[begin PROVIDED ENTRIES]

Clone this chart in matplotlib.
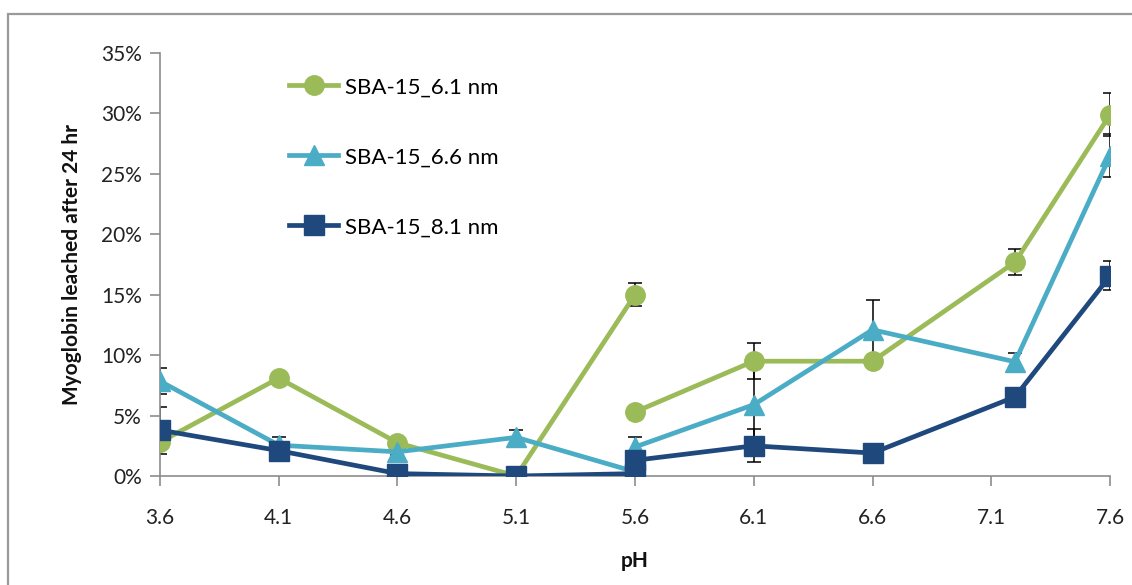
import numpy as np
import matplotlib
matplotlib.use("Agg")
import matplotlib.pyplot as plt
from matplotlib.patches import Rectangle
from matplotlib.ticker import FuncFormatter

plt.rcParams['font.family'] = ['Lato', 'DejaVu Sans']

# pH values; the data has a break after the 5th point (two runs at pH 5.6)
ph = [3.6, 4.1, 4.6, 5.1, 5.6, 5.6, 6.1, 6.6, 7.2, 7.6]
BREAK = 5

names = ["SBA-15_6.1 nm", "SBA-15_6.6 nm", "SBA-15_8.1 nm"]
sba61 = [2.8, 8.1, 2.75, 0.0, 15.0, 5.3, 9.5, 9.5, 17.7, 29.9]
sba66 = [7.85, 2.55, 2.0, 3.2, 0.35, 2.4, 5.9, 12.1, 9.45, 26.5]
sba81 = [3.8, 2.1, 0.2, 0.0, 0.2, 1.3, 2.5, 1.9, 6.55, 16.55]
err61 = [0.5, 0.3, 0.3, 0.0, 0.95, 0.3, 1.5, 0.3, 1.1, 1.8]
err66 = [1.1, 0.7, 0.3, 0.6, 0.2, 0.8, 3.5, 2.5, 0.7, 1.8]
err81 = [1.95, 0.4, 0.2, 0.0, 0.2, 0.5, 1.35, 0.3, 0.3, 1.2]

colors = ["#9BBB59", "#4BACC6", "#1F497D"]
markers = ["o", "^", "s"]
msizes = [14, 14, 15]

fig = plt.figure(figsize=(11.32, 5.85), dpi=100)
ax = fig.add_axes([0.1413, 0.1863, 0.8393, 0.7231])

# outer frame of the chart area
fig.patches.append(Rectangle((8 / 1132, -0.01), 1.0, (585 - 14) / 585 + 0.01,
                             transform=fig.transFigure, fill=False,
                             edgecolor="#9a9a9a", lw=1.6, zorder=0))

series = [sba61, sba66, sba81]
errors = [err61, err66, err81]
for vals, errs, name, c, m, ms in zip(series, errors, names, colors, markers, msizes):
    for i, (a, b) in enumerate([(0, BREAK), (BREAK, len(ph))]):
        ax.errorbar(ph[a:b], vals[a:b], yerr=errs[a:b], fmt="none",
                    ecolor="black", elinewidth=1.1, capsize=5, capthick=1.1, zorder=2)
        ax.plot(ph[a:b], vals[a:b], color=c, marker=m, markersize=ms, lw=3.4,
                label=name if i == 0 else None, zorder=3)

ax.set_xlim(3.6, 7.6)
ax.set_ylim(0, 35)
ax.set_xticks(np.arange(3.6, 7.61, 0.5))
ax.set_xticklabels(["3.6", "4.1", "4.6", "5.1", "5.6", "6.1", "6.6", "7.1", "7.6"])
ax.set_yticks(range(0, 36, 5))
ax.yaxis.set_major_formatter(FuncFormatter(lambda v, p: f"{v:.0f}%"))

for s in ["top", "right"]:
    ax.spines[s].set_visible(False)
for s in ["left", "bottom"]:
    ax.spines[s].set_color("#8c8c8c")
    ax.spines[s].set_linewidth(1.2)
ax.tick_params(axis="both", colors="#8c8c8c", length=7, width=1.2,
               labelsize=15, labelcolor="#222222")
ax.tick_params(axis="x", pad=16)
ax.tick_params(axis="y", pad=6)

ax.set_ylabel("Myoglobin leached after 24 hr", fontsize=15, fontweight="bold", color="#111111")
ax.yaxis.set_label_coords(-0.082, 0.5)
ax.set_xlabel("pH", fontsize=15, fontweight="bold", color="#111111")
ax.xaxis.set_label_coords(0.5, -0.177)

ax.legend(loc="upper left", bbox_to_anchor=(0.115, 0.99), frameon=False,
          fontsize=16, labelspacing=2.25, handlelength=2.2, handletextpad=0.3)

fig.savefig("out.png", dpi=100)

[end PROVIDED ENTRIES]
[begin PROVIDED ENTRIES]

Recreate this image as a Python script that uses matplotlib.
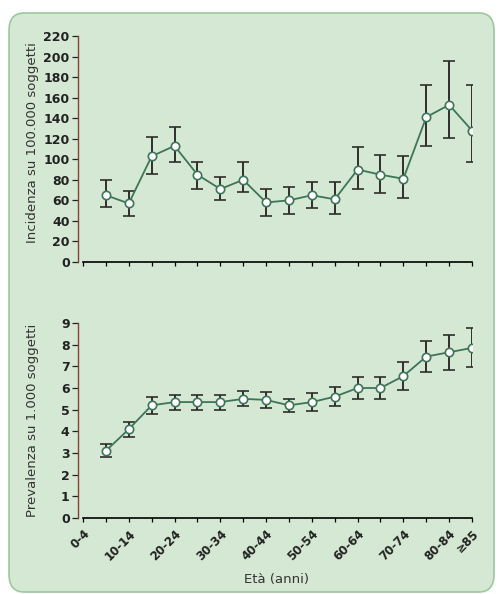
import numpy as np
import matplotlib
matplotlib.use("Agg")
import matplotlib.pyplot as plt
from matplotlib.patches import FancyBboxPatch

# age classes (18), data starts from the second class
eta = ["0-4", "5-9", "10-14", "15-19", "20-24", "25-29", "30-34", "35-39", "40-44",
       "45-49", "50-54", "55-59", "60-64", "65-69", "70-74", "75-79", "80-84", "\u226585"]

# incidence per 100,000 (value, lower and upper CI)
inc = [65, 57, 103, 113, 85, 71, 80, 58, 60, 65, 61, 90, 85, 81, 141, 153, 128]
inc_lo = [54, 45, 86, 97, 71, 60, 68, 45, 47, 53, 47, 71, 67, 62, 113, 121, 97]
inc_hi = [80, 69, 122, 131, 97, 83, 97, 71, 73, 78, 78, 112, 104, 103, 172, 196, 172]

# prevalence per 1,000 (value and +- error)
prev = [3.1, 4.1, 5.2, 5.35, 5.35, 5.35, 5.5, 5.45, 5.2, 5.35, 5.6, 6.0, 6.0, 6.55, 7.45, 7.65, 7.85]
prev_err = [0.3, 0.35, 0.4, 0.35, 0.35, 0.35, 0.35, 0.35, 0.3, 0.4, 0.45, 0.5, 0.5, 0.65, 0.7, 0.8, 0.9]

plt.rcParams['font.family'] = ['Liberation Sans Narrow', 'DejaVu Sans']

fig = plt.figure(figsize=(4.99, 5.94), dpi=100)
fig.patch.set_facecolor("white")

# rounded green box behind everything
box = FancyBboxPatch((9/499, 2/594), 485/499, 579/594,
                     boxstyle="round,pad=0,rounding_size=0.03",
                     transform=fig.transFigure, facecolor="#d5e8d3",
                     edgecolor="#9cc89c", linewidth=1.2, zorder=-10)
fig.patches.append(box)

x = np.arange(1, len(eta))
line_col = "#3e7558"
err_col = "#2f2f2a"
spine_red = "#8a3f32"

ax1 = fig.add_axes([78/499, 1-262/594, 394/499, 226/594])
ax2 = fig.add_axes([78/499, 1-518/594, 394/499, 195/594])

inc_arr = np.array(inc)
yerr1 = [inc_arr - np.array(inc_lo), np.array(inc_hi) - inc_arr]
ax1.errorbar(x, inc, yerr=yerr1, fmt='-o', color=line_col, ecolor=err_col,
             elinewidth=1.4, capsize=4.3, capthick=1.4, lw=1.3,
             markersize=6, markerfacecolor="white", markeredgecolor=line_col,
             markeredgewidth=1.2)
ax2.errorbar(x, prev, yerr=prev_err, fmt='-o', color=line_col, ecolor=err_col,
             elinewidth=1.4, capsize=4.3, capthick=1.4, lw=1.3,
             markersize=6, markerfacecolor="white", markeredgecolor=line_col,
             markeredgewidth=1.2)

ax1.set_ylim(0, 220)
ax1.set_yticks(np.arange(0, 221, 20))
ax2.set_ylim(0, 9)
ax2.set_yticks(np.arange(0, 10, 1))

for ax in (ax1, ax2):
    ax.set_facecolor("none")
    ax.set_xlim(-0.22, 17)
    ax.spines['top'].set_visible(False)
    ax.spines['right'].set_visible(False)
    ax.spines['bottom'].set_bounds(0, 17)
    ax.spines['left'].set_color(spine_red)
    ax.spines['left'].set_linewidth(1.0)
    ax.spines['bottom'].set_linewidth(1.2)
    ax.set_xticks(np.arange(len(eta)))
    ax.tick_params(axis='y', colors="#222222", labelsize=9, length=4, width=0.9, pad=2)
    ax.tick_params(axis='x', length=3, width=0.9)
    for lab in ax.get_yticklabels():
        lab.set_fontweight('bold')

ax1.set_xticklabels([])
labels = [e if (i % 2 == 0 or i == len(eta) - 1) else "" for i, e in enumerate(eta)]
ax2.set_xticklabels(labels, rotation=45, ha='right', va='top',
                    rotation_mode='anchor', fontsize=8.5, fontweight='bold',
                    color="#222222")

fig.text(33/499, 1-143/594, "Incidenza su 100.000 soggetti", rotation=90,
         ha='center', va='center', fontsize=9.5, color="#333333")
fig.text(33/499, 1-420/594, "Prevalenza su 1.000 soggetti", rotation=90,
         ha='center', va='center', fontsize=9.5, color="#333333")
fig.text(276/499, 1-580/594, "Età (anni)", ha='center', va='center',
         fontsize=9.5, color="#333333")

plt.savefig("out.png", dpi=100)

[end PROVIDED ENTRIES]

GIVEN INSTRUCTION:
Keep the pictures out, and extract only the lines that begin at the one containing "Clone this chart in matplotlib." and end at the one containing "0.3, 0.3, 1.2]", inclusive.

FINISHED TASK:
Clone this chart in matplotlib.
import numpy as np
import matplotlib
matplotlib.use("Agg")
import matplotlib.pyplot as plt
from matplotlib.patches import Rectangle
from matplotlib.ticker import FuncFormatter

plt.rcParams['font.family'] = ['Lato', 'DejaVu Sans']

# pH values; the data has a break after the 5th point (two runs at pH 5.6)
ph = [3.6, 4.1, 4.6, 5.1, 5.6, 5.6, 6.1, 6.6, 7.2, 7.6]
BREAK = 5

names = ["SBA-15_6.1 nm", "SBA-15_6.6 nm", "SBA-15_8.1 nm"]
sba61 = [2.8, 8.1, 2.75, 0.0, 15.0, 5.3, 9.5, 9.5, 17.7, 29.9]
sba66 = [7.85, 2.55, 2.0, 3.2, 0.35, 2.4, 5.9, 12.1, 9.45, 26.5]
sba81 = [3.8, 2.1, 0.2, 0.0, 0.2, 1.3, 2.5, 1.9, 6.55, 16.55]
err61 = [0.5, 0.3, 0.3, 0.0, 0.95, 0.3, 1.5, 0.3, 1.1, 1.8]
err66 = [1.1, 0.7, 0.3, 0.6, 0.2, 0.8, 3.5, 2.5, 0.7, 1.8]
err81 = [1.95, 0.4, 0.2, 0.0, 0.2, 0.5, 1.35, 0.3, 0.3, 1.2]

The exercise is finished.